Vers le conseil fiscal délivré par un commissaire aux comptes ?

Et dans le troisième volet de cet audit légal PE, "le chef d’entreprise et le commissaire aux comptes doivent pouvoir convenir de la production d’attestations spécifiques". Il est proposé 6 domaines dans lesquels le commissaire aux comptes pourrait fournir des attestations — y compris lorsqu'il n'est pas chargé d’une mission légale — : 1) sur la situation financière ; 2) sur les prévisions ; 3) sur la fiscalité et la protection sociale ; 4) sur la sécurité juridique ; 5) sur la responsabilité sociale et environnementale ; 6) sur le contrôle interne et les systèmes d’information. Parallèlement, il est préconisé de libéraliser le plus possible, de façon générale, les missions que pourrait réaliser le commissaire aux comptes qui contrôle les comptes d’une entité qui n’est pas d’intérêt public (non EIP). Rappelons que la France a choisi, à la différence du droit de l’Union européenne, d’homogénéiser le régime d'interdiction des services autres que la certification des comptes (Sacc), que la mission de contrôle légal des comptes s’exerce auprès d’une EIP ou non. Le rapport de Cambourg propose que les Sacc fournis aux entités qui ne sont pas d’intérêt public soient analysés dans une logique de sauvegarde — avec toutefois certaines interdictions ciblées — et non plus d’interdiction absolue comme c'est le cas de ceux faisant partie de la liste noire du règlement européen sur le contrôle légal des comptes des EIP. Cette approche d'atténuation ou d'élimination des risques d'atteinte à l'indépendance correspond d'ailleurs à ce que prévoit le droit de l'Union européenne concernant le contrôle légal des comptes des entités qui ne sont pas d'intérêt public.
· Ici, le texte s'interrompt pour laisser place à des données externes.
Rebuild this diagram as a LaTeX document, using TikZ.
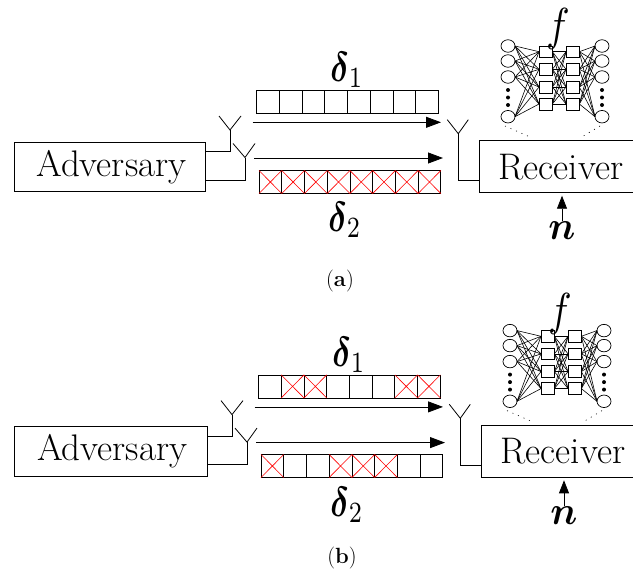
\documentclass[tikz,border=0pt]{standalone}
\usepackage{amsmath}
\usetikzlibrary{shapes.geometric, arrows.meta}
\tikzstyle{block} = [rectangle, minimum height=49.5pt, inner sep=0pt, outer sep=0pt, line width=0.8pt, draw=black, font=\fontsize{37}{40}\selectfont]
\tikzstyle{cell} = [rectangle, minimum width=22.73pt, minimum height=23pt, inner sep=0pt, outer sep=0pt, line width=0.8pt, draw=black]
\tikzstyle{neuron} = [ellipse, minimum width=14pt, minimum height=12.5pt, inner sep=0pt, outer sep=0pt, line width=0.7pt, draw=black]
\tikzstyle{hidden} = [rectangle, minimum width=13.3pt, minimum height=11.7pt, inner sep=0pt, outer sep=0pt, line width=0.7pt, draw=black]
\tikzstyle{dotmark} = [circle, minimum size=4pt, inner sep=0pt, fill=black]
\tikzstyle{biglabel} = [inner sep=0pt, xscale=3.3, yscale=4.2]
\tikzstyle{caption} = [inner sep=0pt, font=\fontsize{22}{24}\selectfont]
\tikzstyle{arrow} = [line width=0.8pt,-{Stealth[length=15pt,width=11pt,inset=0pt]}]
\tikzstyle{wire} = [line width=0.8pt]
\tikzstyle{link} = [line width=0.6pt]
\begin{document}
\begin{tikzpicture}[x=1pt,y=-1pt]
  \useasboundingbox (0,0) rectangle (633,570);

  % the two panels differ only by an offset and the adversary box
  \foreach \p/\dx/\dy/\advw/\capy in {a/0/0/191.7/281,b/2/284.6/193.5/273.4} {
    \begin{scope}[shift={(\dx,\dy)}]
      \node (adv\p) [block, anchor=west, minimum width=\advw pt] at (14-\dx,167) {\hspace{3pt}Adversary};
      \node (rx\p) [block, minimum width=164pt, minimum height=52pt] at (561,166.7) {Receiver};

      \coordinate (fork1\p) at (230,130);
      \coordinate (fork2\p) at (245,157.5);
      \coordinate (fork3\p) at (458.3,133.7);
      \coordinate (feed1\p) at (adv\p.east |- 0,151.7);
      \coordinate (feed2\p) at (adv\p.east |- 0,180);
      \coordinate (feed3\p) at (rx\p.west |- 0,180.3);
      \draw [wire] (fork1\p) ++(-11,-14) -- (fork1\p) -- ++(11,-14);
      \draw [wire] (fork2\p) ++(-12,-14) -- (fork2\p) -- ++(10,-14);
      \draw [wire] (fork3\p) ++(-11,-14) -- (fork3\p) -- ++(10,-14);
      \draw [wire] (fork1\p) |- (feed1\p);
      \draw [wire] (fork2\p) |- (feed2\p);
      \draw [wire] (fork3\p) |- (feed3\p);

      \coordinate (txa\p) at (252.7,122.3);
      \coordinate (rxa\p) at (441,122.3);
      \coordinate (txb\p) at (254,158);
      \coordinate (rxb\p) at (443,158);
      \draw [arrow] (txa\p) -- (rxa\p);
      \draw [arrow] (txb\p) -- (rxb\p);

      \node (d1\p) [biglabel] at (347,70) {$\boldsymbol{\delta}_1$};
      \node (d2\p) [biglabel] at (345,220) {$\boldsymbol{\delta}_2$};

      % network above the receiver
      \node (f\p) [biglabel, xscale=1.2, yscale=1.1] at (558,29) {$f$};
      \foreach \j/\y in {1/46,2/61,3/77,4/116.7} {
        \node (in\j\p) [neuron] at (508,\y) {};
        \node (out\j\p) [neuron] at (602,\y) {};
      }
      \foreach \j/\y in {1/51.7,2/69.3,3/87,4/104} {
        \node (hl\j\p) [hidden] at (545.7,\y) {};
        \node (hr\j\p) [hidden] at (572.7,\y) {};
      }
      \foreach \j in {1,2,3,4} {
        \foreach \k in {1,2,3,4} {
          \draw [link] (in\j\p.east) -- (hl\k\p.west);
          \draw [link] (hl\j\p.east) -- (hr\k\p.west);
          \draw [link] (hr\j\p.east) -- (out\k\p.west);
        }
      }
      \foreach \j/\y in {1/90,2/97.5,3/105} {
        \node (dl\j\p) [dotmark] at (508,\y) {};
        \node (dr\j\p) [dotmark] at (602,\y) {};
      }
      \coordinate (zoomla\p) at (505,126);
      \coordinate (zoomlb\p) at (530,137);
      \coordinate (zoomra\p) at (600,126);
      \coordinate (zoomrb\p) at (581.7,137);
      \draw [link, dash pattern=on 1pt off 5pt] (zoomla\p) -- (zoomlb\p);
      \draw [link, dash pattern=on 1pt off 5pt] (zoomra\p) -- (zoomrb\p);

      \node (n\p) [biglabel, xscale=1.15, yscale=0.95] at (562,231) {$\boldsymbol{n}$};
      \draw [arrow, shorten >=3pt, -{Stealth[length=13pt,width=10pt,inset=0pt]}] (n\p.north) -- (rx\p.south -| n\p.north);

      \node (cap\p) [caption] at (340,\capy) {(\textbf{\p})};
    \end{scope}
  }

  % packet rows, crossed cells are lost
  \foreach \r/\x/\y/\marked in {at/256.7/101.5/0,ab/259/182/{1,...,8},bt/258.5/386.4/{2,3,7,8},bb/261/466/{1,4,5,6}} {
    \foreach \i in {1,...,8} {
      \node (\r\i) [cell] at ({\x+(\i-0.5)*22.73},\y) {};
    }
    \foreach \i in \marked {
      \ifnum\i>0
        \draw [red, line width=0.6pt] (\r\i.north west) -- (\r\i.south east) (\r\i.north east) -- (\r\i.south west);
      \fi
    }
  }
\end{tikzpicture}
\end{document}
A titre d’exemple — symptomatique —, le rapport considère que le Cac (d'une entité non EIP) pourrait intervenir à plusieurs titres sur des questions fiscales. Mais, selon nous, le sujet existe aussi sur la production comptable. Le droit de l'Union européenne n'interdit pas de manière absolue au Cac d'une entité qui n'est pas une EIP de produire la comptabilité. Bref, plus que jamais, Cac et experts-comptables deviendraient les frères rivaux de la profession comptable. Toutefois, on ne connaît pas la position du gouvernement sur ces propositions. Bruno Le Maire et Nicole Belloubet devaient publier un communiqué de presse mercredi dernier. Finalement, ils se sont enfermés dans le silence.